'Data motion metric' needed for supercomputer rankings, says SDSC's Snavely
As we enter the era of data-intensive research and supercomputing, the world's top computer systems should not be ranked on calculation speed alone, according to Allan Snavely, associate director of the San Diego Supercomputer Center (SDSC) at the University of California, San Diego.
"I'd like to propose that we routinely compare machines using the metric of data motion capacity, or their ability to move data quickly," Snavely told attendees of the 'Get Ready for Gordon Summer Institute' being held this week (August 8-11) at SDSC to familiarize potential users with the unique capabilities of SDSC's new Gordon data-intensive supercomputer.
Gordon, the result of a five-year, $20 million award from the National Science Foundation (NSF), is the first high-performance supercomputer to use large amounts of flash-based SSD (solid state drive) memory. With about 300 trillion bytes of flash memory and 64 I/O nodes, Gordon will be capable of handling massive data bases while providing up to 100 times faster speeds when compared to hard drive disk systems for some queries. Flash memory is more common in smaller devices such as mobile phones and laptop computers, but unique for supercomputers, which generally use slower spinning disk technology.
The system is set to formally enter production on January 1, 2012, although pre-production allocations on some parts of the cluster will start as early as this month for U.S. academic researchers.
"This may be a somewhat heretical notion, but at SDSC we want a supercomputer to be data capable, not just FLOP/S capable," said Snavely, whom along with many other HPC experts now contend that supercomputers should also be measured by their overall ability to help researchers solve real-world science problems. Snavely's proposal includes a measurement that weights DRAM, flash memory, and disk capacity according to access time in a compute cycle.

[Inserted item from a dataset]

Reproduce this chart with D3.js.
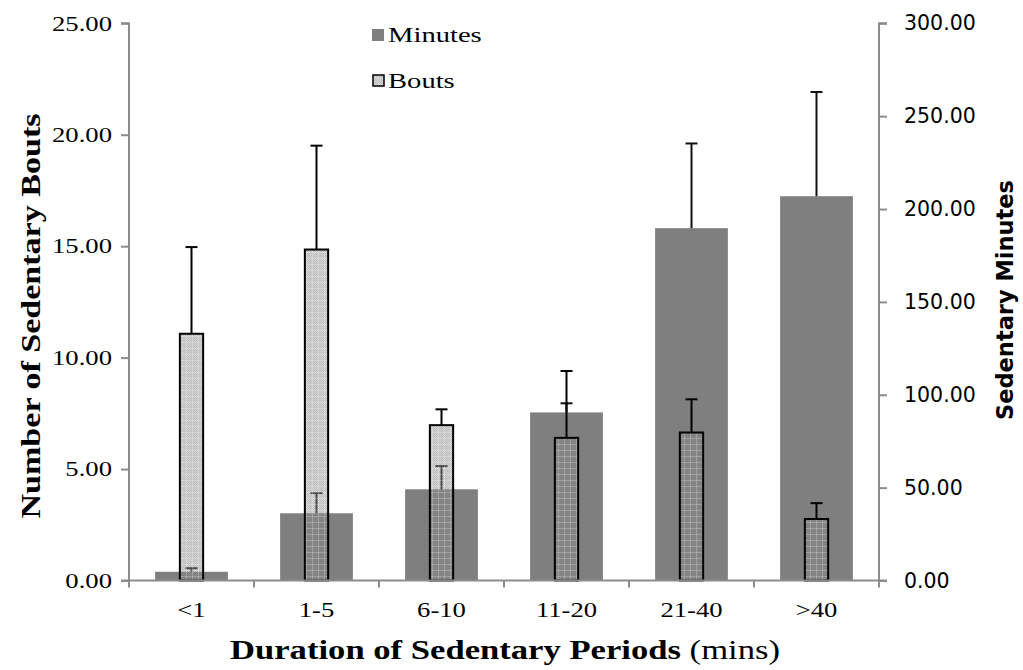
<!DOCTYPE html>
<html>
<head>
<meta charset="utf-8">
<script src="https://cdn.jsdelivr.net/npm/d3@7"></script>
<style>
  html, body { margin: 0; padding: 0; background: #fff; }
  svg { display: block; }
</style>
</head>
<body>
<script>
// Sedentary periods by duration: bouts (left axis) and minutes (right axis)
const categories = ["<1", "1-5", "6-10", "11-20", "21-40", ">40"];
const minutesMean = [4.7, 36.2, 49.1, 90.5, 189.7, 206.9];
const minutesUpper = [6.6, 47.1, 61.6, 95.4, 235.3, 263.0];
const boutsMean = [11.07, 14.85, 6.97, 6.40, 6.64, 2.76];
const boutsUpper = [14.96, 19.51, 7.68, 9.40, 8.13, 3.47];
const leftTicks = [0, 5, 10, 15, 20, 25];
const rightTicks = [0, 50, 100, 150, 200, 250, 300];

const W = 1023, H = 670;
const plot = { left: 129, right: 879, top: 23.3, bottom: 580.5 };
const serif = "'Liberation Serif', serif";
const sans = "'DejaVu Sans', sans-serif";

const svg = d3.select("body").append("svg").attr("width", W).attr("height", H);

// Widen the serif text a little, old-style book faces run broader than Times
function widen(sel, k) {
  sel.each(function () {
    const len = this.getComputedTextLength();
    d3.select(this).attr("textLength", len * k).attr("lengthAdjust", "spacingAndGlyphs");
  });
}

// Fill pattern for the bouts bars (semi-transparent dotted grid)
const defs = svg.append("defs");
const pat = defs.append("pattern")
  .attr("id", "boutsFill").attr("patternUnits", "userSpaceOnUse")
  .attr("width", 6).attr("height", 6);
pat.append("rect").attr("width", 6).attr("height", 6).attr("fill", "rgba(150,150,150,0.42)");
for (let i = 0; i < 6; i++) {
  for (let j = 0; j < 6; j++) {
    if ((i + j) % 2 === 0) {
      pat.append("rect").attr("x", i).attr("y", j).attr("width", 1).attr("height", 1)
        .attr("fill", "rgba(90,90,90,0.18)");
    }
  }
}
pat.append("rect").attr("x", 0).attr("y", 0).attr("width", 6).attr("height", 1).attr("fill", "rgba(255,255,255,0.22)");
pat.append("rect").attr("x", 0).attr("y", 0).attr("width", 1).attr("height", 6).attr("fill", "rgba(255,255,255,0.22)");

const x = d3.scaleBand().domain(categories).range([plot.left, plot.right])
  .paddingInner(0.418).paddingOuter(0.209);
const yL = d3.scaleLinear().domain([0, 25]).range([plot.bottom, plot.top]);
const yR = d3.scaleLinear().domain([0, 300]).range([plot.bottom, plot.top]);

const boutW = x.bandwidth() * 0.32;
const cx = d => x(d) + x.bandwidth() / 2;

// Minutes bars
svg.append("g").selectAll("rect").data(categories).join("rect")
  .attr("x", d => x(d))
  .attr("y", (d, i) => yR(minutesMean[i]))
  .attr("width", x.bandwidth())
  .attr("height", (d, i) => plot.bottom - yR(minutesMean[i]))
  .attr("fill", "#7f7f7f");

// Minutes error bars
const errM = svg.append("g").attr("stroke", "#111").attr("stroke-width", 2);
categories.forEach((c, i) => {
  errM.append("line").attr("x1", cx(c)).attr("x2", cx(c))
    .attr("y1", yR(minutesMean[i])).attr("y2", yR(minutesUpper[i]));
  errM.append("line").attr("x1", cx(c) - 6).attr("x2", cx(c) + 6)
    .attr("y1", yR(minutesUpper[i])).attr("y2", yR(minutesUpper[i]));
});

// Bouts bars
svg.append("g").selectAll("rect").data(categories).join("rect")
  .attr("x", d => cx(d) - boutW / 2)
  .attr("y", (d, i) => yL(boutsMean[i]))
  .attr("width", boutW)
  .attr("height", (d, i) => plot.bottom - yL(boutsMean[i]))
  .attr("fill", "url(#boutsFill)")
  .attr("stroke", "#000").attr("stroke-width", 2);

// Bouts error bars
const errB = svg.append("g").attr("stroke", "#000").attr("stroke-width", 2);
categories.forEach((c, i) => {
  errB.append("line").attr("x1", cx(c)).attr("x2", cx(c))
    .attr("y1", yL(boutsMean[i])).attr("y2", yL(boutsUpper[i]));
  errB.append("line").attr("x1", cx(c) - 6).attr("x2", cx(c) + 6)
    .attr("y1", yL(boutsUpper[i])).attr("y2", yL(boutsUpper[i]));
});

// Axes
const axisColor = "#8c8c8c";
const leftAxis = svg.append("g").attr("transform", `translate(${plot.left},0)`)
  .call(d3.axisLeft(yL).tickValues(leftTicks).tickFormat(d3.format(".2f")).tickSize(8).tickPadding(9));
leftAxis.selectAll("text").attr("font-family", serif).attr("font-size", 21).attr("fill", "#000")
  .call(widen, 1.27);

const rightAxis = svg.append("g").attr("transform", `translate(${plot.right},0)`)
  .call(d3.axisRight(yR).tickValues(rightTicks).tickFormat(d3.format(".2f")).tickSize(8).tickPadding(17));
rightAxis.selectAll("text").attr("font-family", sans).attr("font-size", 20.5).attr("fill", "#000");

const bottomAxis = svg.append("g").attr("transform", `translate(0,${plot.bottom})`)
  .call(d3.axisBottom(x).tickSize(0).tickPadding(22));
bottomAxis.selectAll("text").attr("font-family", serif).attr("font-size", 21).attr("fill", "#000")
  .call(widen, 1.27);
// category boundary ticks
const bounds = d3.range(categories.length + 1).map(i => plot.left + i * x.step());
bottomAxis.selectAll(".bound").data(bounds).join("line").attr("class", "bound")
  .attr("x1", d => d).attr("x2", d => d).attr("y1", 0).attr("y2", 7)
  .attr("stroke", axisColor).attr("stroke-width", 2);

[leftAxis, rightAxis, bottomAxis].forEach(a => {
  a.select(".domain").attr("stroke", axisColor).attr("stroke-width", 2);
  a.selectAll(".tick line").attr("stroke", axisColor).attr("stroke-width", 2);
});
leftAxis.select(".domain").attr("d", `M-8,${plot.top}H0V${plot.bottom}H-8`);
rightAxis.select(".domain").attr("d", `M8,${plot.top}H0V${plot.bottom}H8`);
bottomAxis.select(".domain").attr("d", `M${plot.left},0H${plot.right}`);

// Axis titles
svg.append("text")
  .attr("transform", `translate(40,316) rotate(-90)`)
  .attr("text-anchor", "middle")
  .attr("font-family", serif).attr("font-weight", "bold").attr("font-size", 27)
  .text("Number of Sedentary Bouts")
  .attr("textLength", 405).attr("lengthAdjust", "spacingAndGlyphs");

svg.append("text")
  .attr("transform", `translate(1013,300) rotate(-90)`)
  .attr("text-anchor", "middle")
  .attr("font-family", sans).attr("font-weight", "bold").attr("font-size", 22.5)
  .text("Sedentary Minutes");

const xt = svg.append("text").attr("x", 505).attr("y", 659).attr("text-anchor", "middle")
  .attr("font-family", serif).attr("font-size", 27)
  .attr("textLength", 550).attr("lengthAdjust", "spacingAndGlyphs");
xt.append("tspan").attr("font-weight", "bold").text("Duration of Sedentary Periods ");
xt.append("tspan").text("(mins)");

// Legend
const legend = svg.append("g").attr("font-family", serif).attr("font-size", 22);
legend.append("rect").attr("x", 372).attr("y", 29).attr("width", 12).attr("height", 12).attr("fill", "#7f7f7f");
legend.append("text").attr("x", 388).attr("y", 42).text("Minutes").call(widen, 1.3);
legend.append("rect").attr("x", 373).attr("y", 75).attr("width", 11).attr("height", 11)
  .attr("fill", "url(#boutsFill)").attr("stroke", "#000").attr("stroke-width", 1.5);
legend.append("text").attr("x", 388).attr("y", 88).text("Bouts").call(widen, 1.3);
</script>
</body>
</html>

A common term within the supercomputing community, peak speed means the fastest speed at which a supercomputer can calculate. It is typically measured in FLOP/S, which stands for FLoating point OPerations per Second. In lay terms, it basically means peak calculations per second. In June, a Japanese supercomputer capable of performing more than 8 quadrillion calculations per second (petaflop/s) was ranked the top system in the world, putting Japan back in the top spot for the first time since 2004, according the latest edition of the TOP500 List of the world's supercomputers. The system, called the K Computer, is at the RIKEN Advanced Institute for Computational Science (AICS) in Kobe, Japan, and replaced China's Tianhe-1A system as the fastest supercomputer in the rankings, which has been using this metric since 1993.
"Everyone says we are literally drowning in data, but here are some simple technical reasons," said Snavely. "The number of cycles for computers to access data is getting longer in fact disks are getting slower all the time as their capacity goes up but access times stay the same. It now takes twice as long to examine a disk every year, or put another way, this doubling of capacity halves the accessibility to any random data on a given media.
"That's a pernicious outcome for Moore's Law," he said, noting that as the number of cycles for computers to access data gets longer, some large-scale systems are just "spending time twiddling their thumbs."